Solove reminds that blogs are public – even those believed to be “a needle in the electronic haystack of cyberspace” can be and are read by people for whom they were not intended (51). After pointing out how wrongful the assumption that only “friends and family” will read our blog posts is, Solove talks about the manners in which information spreads on the Internet. A piece of information, he claims, in order to be disseminated, needs to be “sticky” – it has to be “contagious” enough for people to link it and share it (61).
While the attitude of the bloggers towards how much of their life they reveal online might have changed in the six years after The Future of Reputation was published, there is no tendency for an alteration in the innate curiosity for juicy details from other people’s lives. If Jessica Cutler had decided to write about trees in the Siberian subarctic instead of her sexual escapades, her blog would not have been shared as much and it would definitely not reach the popularity it did. This, of course, does not mean that people are interested only in other people’s lives; yet the “contagious” aspect of the piece of information seems to grow proportionally with the level of disclosure.
Solove offers another explanation for the popularity of such blogs: the public self has a reputation of being less genuine than the private self (68). In other words, the fact that people do not reveal everything about themselves is often interpreted as artificiality. This claim makes those who feel comfortable with sharing everything from their lives more popular, since they are seen as “the real thing”. And if the information happens to be of the kind Jessica decided to share, the number of views would increase even more rapidly.

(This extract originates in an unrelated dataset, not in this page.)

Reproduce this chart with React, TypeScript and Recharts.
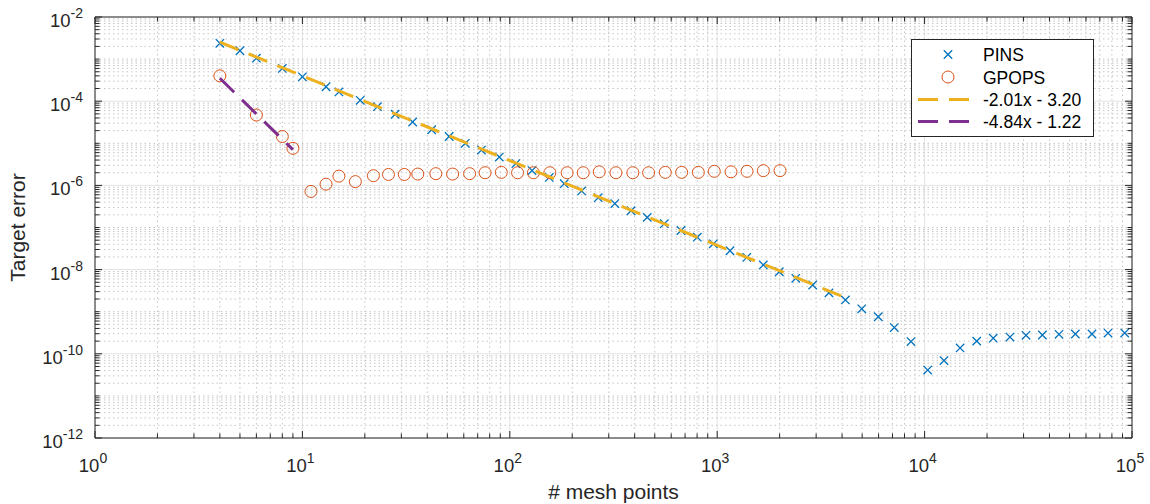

Whereas the opportunity not to disclose some information is seen by Solove as an advantage, as it allows no negative influence of the past mistakes on the present (72), the “members of Facebook’s radical transparency camp” mentioned in The Facebook Effect are convinced that the level of tolerance in the society will raise if people shared more. They claim that if we are able to read everything about everybody, we will realize that everybody has done embarrassing things, which will lead to a more tolerant society (Kirkpatrick 211). I wonder what this new society would consider “sticky” information.
Works cited:
Solove, Daniel J. “Gossip and the Virtues of Knowing Less.” The Future of Reputation: Gossip, Rumor, and Privacy on the Internet. New Haven, CT: Yale University Press, 2007. 50-75. Print.